Dare to be different, Mekong Delta advised
Last updated: 10/1/2010 10:20
A foreigner seeks information about the Mekong Delta at an international tourism exhibition in Ho Chi Minh City on Thursday |
Be different. Do not offer more of the same. This is what experts are telling Mekong Delta provinces.
The delta has what it takes to become a great tourist destination but unoriginal activities and poor services do not help tap this potential, they say.
Nguyen Thanh Vuong, deputy director of the Market Department under the Vietnam National Administration of Tourism, said he found too many overlapping tourism activities on a recent visit to the region.
Everywhere he went he could find similar floating markets, orchards, waterway trips and folk music performances. Vuong said tourists visited traditional cake makers and crocodile farms in Ben Tre Province, but then they went to Can Tho City and they would do the same thing again.

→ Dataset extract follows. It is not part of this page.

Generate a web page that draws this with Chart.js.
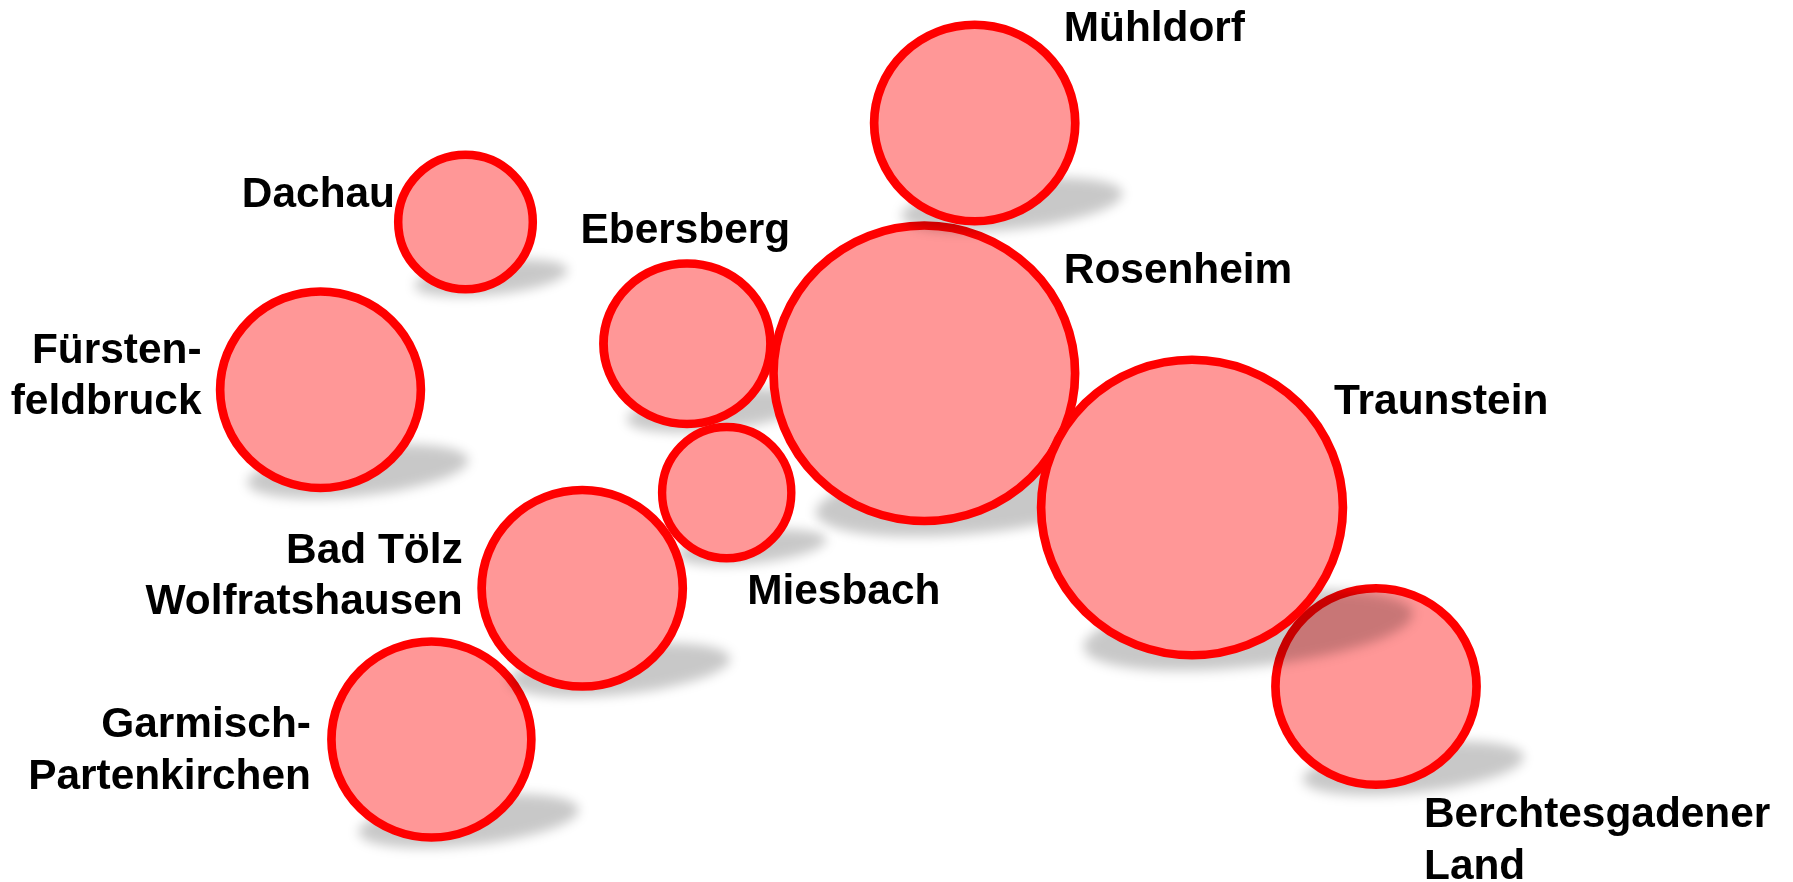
<!DOCTYPE html>
<html>
<head>
<meta charset="utf-8">
<title>Landkreise</title>
<script src="https://cdn.jsdelivr.net/npm/chart.js@4"></script>
<style>
    html, body { margin: 0; padding: 0; background: #fff; overflow: hidden; }
    canvas { display: block; }
</style>
</head>
<body>
<canvas id="bubbleChart" width="1793" height="882"></canvas>
<script>
// Listed back to front, later ones lie over the earlier ones and their shadows
const counties = ['Dachau', 'Fürstenfeldbruck', 'Garmisch-Partenkirchen', 'Berchtesgadener Land', 'Ebersberg', 'Miesbach', 'Bad Tölz-Wolfratshausen', 'Rosenheim', 'Mühldorf', 'Traunstein'];
const xValues = [465.5, 320.5, 431.4, 1376, 687, 726.7, 582.2, 924.3, 974.7, 1192];
const yValues = [222, 389.7, 739.5, 686.5, 343.7, 492.7, 588.3, 373.3, 123, 507.5];
const sizes = [67.3, 98.3, 98, 98.3, 80.3, 65.6, 98.3, 147.7, 98.3, 147.8];
const labelLines = [
    ['Dachau'],
    ['Fürsten-', 'feldbruck'],
    ['Garmisch-', 'Partenkirchen'],
    ['Berchtesgadener', 'Land'],
    ['Ebersberg'],
    ['Miesbach'],
    ['Bad Tölz', 'Wolfratshausen'],
    ['Rosenheim'],
    ['Mühldorf'],
    ['Traunstein']
];

// The bubbles in the picture are a little wider than tall
const widthRatios = [1, 1.021, 1.02, 1.023, 1.04, 0.985, 1.023, 1.021, 1.023, 1.021];

// Where each label sits relative to its bubble: [dx, dy of first baseline, align]
const labelOffsets = [
    [-70.5, -15, 'right'],
    [-119, -27, 'right'],
    [-120.5, -2.5, 'right'],
    [48, 140.5, 'left'],
    [-106.5, -100.5, 'left'],
    [20.5, 111, 'left'],
    [-119.5, -25.5, 'right'],
    [139.5, -90.5, 'left'],
    [89, -82.3, 'left'],
    [142, -93.5, 'left']
];

// Blurred, flattened ellipse used as point image for the shadow
function makeShadow(r) {
    const a = 1.1 * r + 3, b = 0.25 * r, blur = 6;
    const c = document.createElement('canvas');
    c.width = Math.ceil(2 * (a + 30));
    c.height = Math.ceil(2 * (b + 60));
    const g = c.getContext('2d');
    g.filter = `blur(${blur}px)`;
    g.fillStyle = 'rgba(0, 0, 0, 0.215)';
    g.beginPath();
    g.ellipse(c.width / 2, c.height / 2, a, b, -6 * Math.PI / 180, 0, Math.PI * 2);
    g.fill();
    return c;
}

const widenBubbles = {
    id: 'widenBubbles',
    beforeDatasetDraw(chart, args) {
        const ds = chart.data.datasets[args.index];
        if (!ds.widthRatio) return;
        const cx = chart.getDatasetMeta(args.index).data[0].x;
        chart.ctx.save();
        chart.ctx.translate(cx, 0);
        chart.ctx.scale(ds.widthRatio, 1);
        chart.ctx.translate(-cx, 0);
    },
    afterDatasetDraw(chart, args) {
        if (chart.data.datasets[args.index].widthRatio) chart.ctx.restore();
    }
};

const countyLabels = {
    id: 'countyLabels',
    afterDatasetsDraw(chart) {
        const ctx = chart.ctx;
        const xScale = chart.scales.x;
        const yScale = chart.scales.y;
        ctx.save();
        ctx.fillStyle = '#000';
        ctx.font = 'bold 42.4px "Liberation Sans", Arial, sans-serif';
        ctx.textBaseline = 'alphabetic';
        labelLines.forEach((lines, i) => {
            const [dx, dy, align] = labelOffsets[i];
            ctx.textAlign = align;
            lines.forEach((line, n) => {
                ctx.fillText(line, xScale.getPixelForValue(xValues[i]) + dx, yScale.getPixelForValue(yValues[i]) + dy + n * 51.5);
            });
        });
        ctx.restore();
    }
};

// Chart.js draws the first dataset on top, so walk the counties from the front
const datasets = [];
for (let i = counties.length - 1; i >= 0; i--) {
    datasets.push({
        label: counties[i],
        data: [{ x: xValues[i], y: yValues[i], r: sizes[i] }],
        backgroundColor: '#ff9797',
        borderColor: '#ff0000',
        borderWidth: 8.5,
        widthRatio: widthRatios[i],
        clip: false
    });
    datasets.push({
        label: counties[i] + ' Schatten',
        data: [{ x: xValues[i] + 0.38 * sizes[i], y: yValues[i] + 0.83 * sizes[i], r: 1 }],
        pointStyle: makeShadow(sizes[i]),
        borderWidth: 0,
        clip: false
    });
}

new Chart(document.getElementById('bubbleChart').getContext('2d'), {
    type: 'bubble',
    data: { datasets: datasets },
    options: {
        responsive: false,
        animation: false,
        events: [],
        layout: { padding: 0, autoPadding: false },
        plugins: {
            legend: { display: false },
            tooltip: { enabled: false }
        },
        scales: {
            x: { type: 'linear', display: false, min: 0, max: 1793 },
            y: { type: 'linear', display: false, min: 0, max: 882, reverse: true }
        }
    },
    plugins: [widenBubbles, countyLabels]
});
</script>
</body>
</html>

This is because tourism operators are not creative enough, Vuong said. Although there are similar natural conditions all over the delta region, this does not mean the provinces should offer exactly the same things to tourists, he told a recent conference in Kien Giang Province.
But tourism companies do not think they are the ones to blame.
The problem is each locality does not even know its own strengths and specialties that they can promote to tourists, said Le Phong Tran, deputy head of the international market department at Ho Chi Minh City-based Fiditour.
“Many times tourism companies have suggested new potential activities, but the provinces have not supported them,” Tran said.
Huynh Hong Tham, marketing manager at the Saigon-My Tho Toserco Company, said it was also hard to find support from local residents for developing new tourism products.
Tham said her company wanted to partner with farmers to organize agriculture tours, but its offers were all turned down. Most of the farmers said they were content with what they had and they did not need another job, she said.
Mekong Delta locals pay little attention to promoting their cultural values, Tham said. She said she found residents in other regions more active in promoting their hometowns.
“In the Duong Lam ancient village in Hanoi, everyone can talk passionately about their place,” she said. “Many people in the Mekong Delta can’t do that.”
The delta comprises 12 provinces and one city. It covers an area of more than 40,620 square kilometers and accounts for 20.5 percent of the nation’s population of nearly 90 million.
While everyone agreed that the region has great potential for tourism thanks to favorable weather as well as its natural and cultural diversity, what it has done so far is not very impressive, experts say.
The delta attracts less than ten million tourists a year and generates a mere 2.75 percent of the country’s tourism revenues.
Vuong of the Vietnam National Administration of Tourism, in an essay published earlier this month in the Nhan Dan newspaper, said the Mekong Delta has five national forests, four natural reserves, hundreds of famous historical and cultural sites, dozens of folk festivals, and 211 craft villages.
But due to the lack of good services and interesting activities, each Vietnamese tourist only spends an average of 2.8 days in the Mekong Delta. Foreign tourists stay for less time at 1.8 days, Vuong said.
He said although the region has around 900 hotels, large and small, only 19 of them are ranked three stars or higher. Besides, restaurants still need to improve their quality while better sports and entertainment facilities have to be provided for tourists.
Over the past ten years the government has financed the Mekong Delta with VND715 billion (US$36.7 million) to develop infrastructure for tourism, not to mention a fund of $10 million from the Asia Development Bank and $21.88 million in foreign investment inflows.
Still, most of the new hotels and resorts have failed to live up to expectations and there was nothing special about them, Vuong said. “Their architecture does not blend with the environment and their services are below par.”
Phan Dinh Hue, director of Viet Circle Travel and Service Company, said what tourists need now is good riverside resorts where they can stay for five days to a week.
The opportunity offered by the Mekong River has to be seized, he said, noting that short visits to orchards do not give tourists good opportunities to spend more.
Hue said cruise trips on the river from one province to another can be a good idea because the demand for this service is high, especially from European tourists.
Do Cam Tho, an expert of the Institute for Tourism Development Research in Hanoi, said all localities can continue to base their tourism products on the river and fruit orchards, but they need to have a sharper focus.
Each province and city should have something different to offer than the others, and each of them needs to stand out, she said.